Data lines:

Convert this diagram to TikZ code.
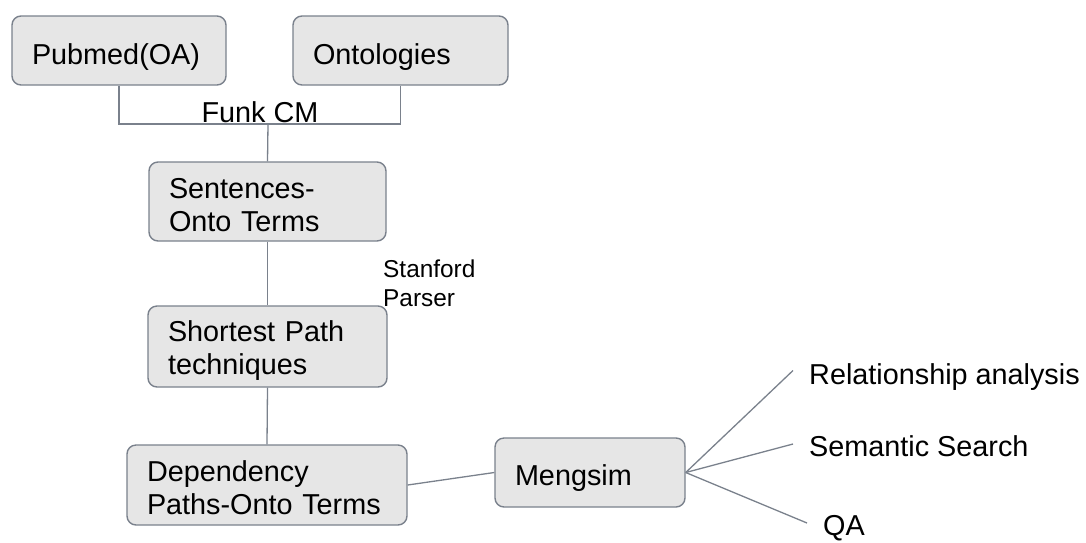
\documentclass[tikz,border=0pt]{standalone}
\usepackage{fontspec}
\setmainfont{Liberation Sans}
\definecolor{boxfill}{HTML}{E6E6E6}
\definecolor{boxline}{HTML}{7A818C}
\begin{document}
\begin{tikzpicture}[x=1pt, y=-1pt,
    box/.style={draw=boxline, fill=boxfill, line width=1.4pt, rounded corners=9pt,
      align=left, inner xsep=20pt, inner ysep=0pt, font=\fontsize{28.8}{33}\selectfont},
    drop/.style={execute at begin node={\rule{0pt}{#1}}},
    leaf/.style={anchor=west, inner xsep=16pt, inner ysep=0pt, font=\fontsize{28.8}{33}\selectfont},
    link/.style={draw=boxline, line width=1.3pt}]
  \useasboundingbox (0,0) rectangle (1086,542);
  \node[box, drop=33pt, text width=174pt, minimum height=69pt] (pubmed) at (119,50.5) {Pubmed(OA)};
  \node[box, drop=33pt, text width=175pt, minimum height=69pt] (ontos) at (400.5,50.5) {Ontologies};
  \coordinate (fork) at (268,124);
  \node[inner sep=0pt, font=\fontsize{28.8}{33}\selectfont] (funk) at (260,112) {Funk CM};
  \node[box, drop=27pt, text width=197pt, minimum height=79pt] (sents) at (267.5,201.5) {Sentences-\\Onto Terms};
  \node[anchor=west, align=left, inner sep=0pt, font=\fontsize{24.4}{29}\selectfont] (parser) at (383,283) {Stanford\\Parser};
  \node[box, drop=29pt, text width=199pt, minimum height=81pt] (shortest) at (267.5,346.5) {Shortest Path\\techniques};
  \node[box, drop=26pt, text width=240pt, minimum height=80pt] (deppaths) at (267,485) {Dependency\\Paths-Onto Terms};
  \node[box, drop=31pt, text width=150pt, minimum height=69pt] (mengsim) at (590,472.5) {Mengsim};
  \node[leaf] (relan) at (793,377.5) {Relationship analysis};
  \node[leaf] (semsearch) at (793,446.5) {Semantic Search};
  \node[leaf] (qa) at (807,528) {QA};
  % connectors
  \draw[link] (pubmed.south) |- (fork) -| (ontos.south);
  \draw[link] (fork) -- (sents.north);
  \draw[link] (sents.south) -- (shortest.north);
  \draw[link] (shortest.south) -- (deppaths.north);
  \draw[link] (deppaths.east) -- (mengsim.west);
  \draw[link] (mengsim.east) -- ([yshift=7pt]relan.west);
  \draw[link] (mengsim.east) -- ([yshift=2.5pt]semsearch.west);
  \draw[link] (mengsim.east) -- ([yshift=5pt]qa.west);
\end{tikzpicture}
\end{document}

The exercise: Reproduce the material above in full, exactly, with no images.

Correct output:
Convert this diagram to TikZ code.
\documentclass[tikz,border=0pt]{standalone}
\usepackage{fontspec}
\setmainfont{Liberation Sans}
\definecolor{boxfill}{HTML}{E6E6E6}
\definecolor{boxline}{HTML}{7A818C}
\begin{document}
\begin{tikzpicture}[x=1pt, y=-1pt,
    box/.style={draw=boxline, fill=boxfill, line width=1.4pt, rounded corners=9pt,
      align=left, inner xsep=20pt, inner ysep=0pt, font=\fontsize{28.8}{33}\selectfont},
    drop/.style={execute at begin node={\rule{0pt}{#1}}},
    leaf/.style={anchor=west, inner xsep=16pt, inner ysep=0pt, font=\fontsize{28.8}{33}\selectfont},
    link/.style={draw=boxline, line width=1.3pt}]
  \useasboundingbox (0,0) rectangle (1086,542);
  \node[box, drop=33pt, text width=174pt, minimum height=69pt] (pubmed) at (119,50.5) {Pubmed(OA)};
  \node[box, drop=33pt, text width=175pt, minimum height=69pt] (ontos) at (400.5,50.5) {Ontologies};
  \coordinate (fork) at (268,124);
  \node[inner sep=0pt, font=\fontsize{28.8}{33}\selectfont] (funk) at (260,112) {Funk CM};
  \node[box, drop=27pt, text width=197pt, minimum height=79pt] (sents) at (267.5,201.5) {Sentences-\\Onto Terms};
  \node[anchor=west, align=left, inner sep=0pt, font=\fontsize{24.4}{29}\selectfont] (parser) at (383,283) {Stanford\\Parser};
  \node[box, drop=29pt, text width=199pt, minimum height=81pt] (shortest) at (267.5,346.5) {Shortest Path\\techniques};
  \node[box, drop=26pt, text width=240pt, minimum height=80pt] (deppaths) at (267,485) {Dependency\\Paths-Onto Terms};
  \node[box, drop=31pt, text width=150pt, minimum height=69pt] (mengsim) at (590,472.5) {Mengsim};
  \node[leaf] (relan) at (793,377.5) {Relationship analysis};
  \node[leaf] (semsearch) at (793,446.5) {Semantic Search};
  \node[leaf] (qa) at (807,528) {QA};
  % connectors
  \draw[link] (pubmed.south) |- (fork) -| (ontos.south);
  \draw[link] (fork) -- (sents.north);
  \draw[link] (sents.south) -- (shortest.north);
  \draw[link] (shortest.south) -- (deppaths.north);
  \draw[link] (deppaths.east) -- (mengsim.west);
  \draw[link] (mengsim.east) -- ([yshift=7pt]relan.west);
  \draw[link] (mengsim.east) -- ([yshift=2.5pt]semsearch.west);
  \draw[link] (mengsim.east) -- ([yshift=5pt]qa.west);
\end{tikzpicture}
\end{document}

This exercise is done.